Meet ‘Longevity-Core’
It doesn’t have an official definition, but 'Longevity-Core' is the name capturing a seismic shift in wellness. It’s an aesthetic and a practice that fuses ancient traditions like yoga and meditation with the cutting-edge language of biohacking, healthspan,
and cellular optimization. Think of it as the place where your yoga mat meets your wearable tech. The goal isn't just to feel good today; it's to meticulously engineer your body and mind to live a longer, healthier life. Proponents of this movement aren't just stretching; they’re performing specific sequences designed to reduce inflammation, improve mitochondrial function, or regulate the nervous system, all with the explicit aim of tacking more high-quality years onto their lives.
From Spiritual Path to Performance Metric
This trend represents a fascinating turn in India, yoga’s birthplace. For millennia, the ultimate goal of many yogic paths was *moksha*, or spiritual liberation—a release from the cycle of life and death. The physical benefits were often seen as a secondary, if welcome, side effect of a practice aimed at transcending the material world. Longevity-Core flips the script. Here, the material body is not something to be transcended but something to be optimized. The focus shifts from the spiritual to the statistical. In the new yoga studios of Mumbai and Gurugram, you’re as likely to hear talk of heart rate variability (HRV) and telomere length as you are of the eight limbs of yoga. This isn't your grandmother's evening satsang; it's a targeted intervention for a high-performance life.

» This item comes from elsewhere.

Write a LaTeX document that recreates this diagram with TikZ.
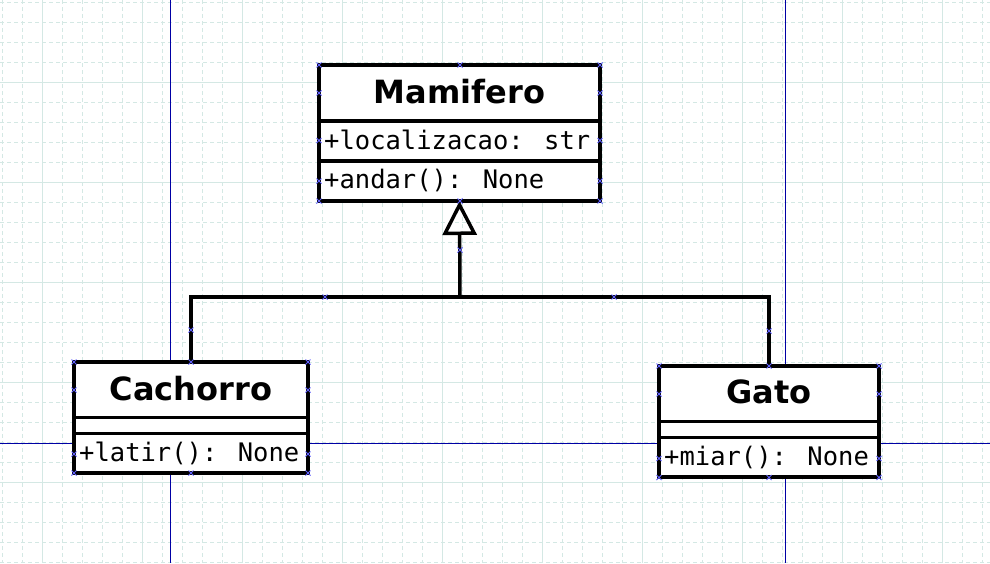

Why Is This Happening Now?
Several forces are driving this convergence. First, India's burgeoning urban middle and upper classes have more access to global wellness trends and disposable income to spend on them. They are connected, educated, and exposed to the same podcasts, influencers, and scientific literature on aging as their counterparts in Silicon Valley. Second, there's a growing movement to reclaim and scientifically validate ancient Indian practices. Rather than seeing yoga as purely mystical, a new generation of Indian practitioners and entrepreneurs is eager to prove its efficacy using the language of modern science. This provides a cultural permission structure to blend the old with the new, presenting it as an evolution rather than a betrayal of tradition.
A Cultural Conversation
Naturally, this shift is not without its critics. Traditionalists worry that the focus on metrics and physical longevity strips yoga of its soul, reducing a profound spiritual system to a mere life-hack. They argue that the obsession with extending life misses the point of yoga, which is to improve the *quality* of one's consciousness, regardless of lifespan. For them, a yoga practice measured by a fitness tracker is a practice that has lost its way. However, proponents see it differently. They argue that a healthy body is the foundation for a clear mind and that using modern tools to enhance physical well-being is perfectly aligned with yogic principles of self-care and self-study (*svadhyaya*). They see no contradiction in using a 21st-century tool to deepen a 5,000-year-old practice.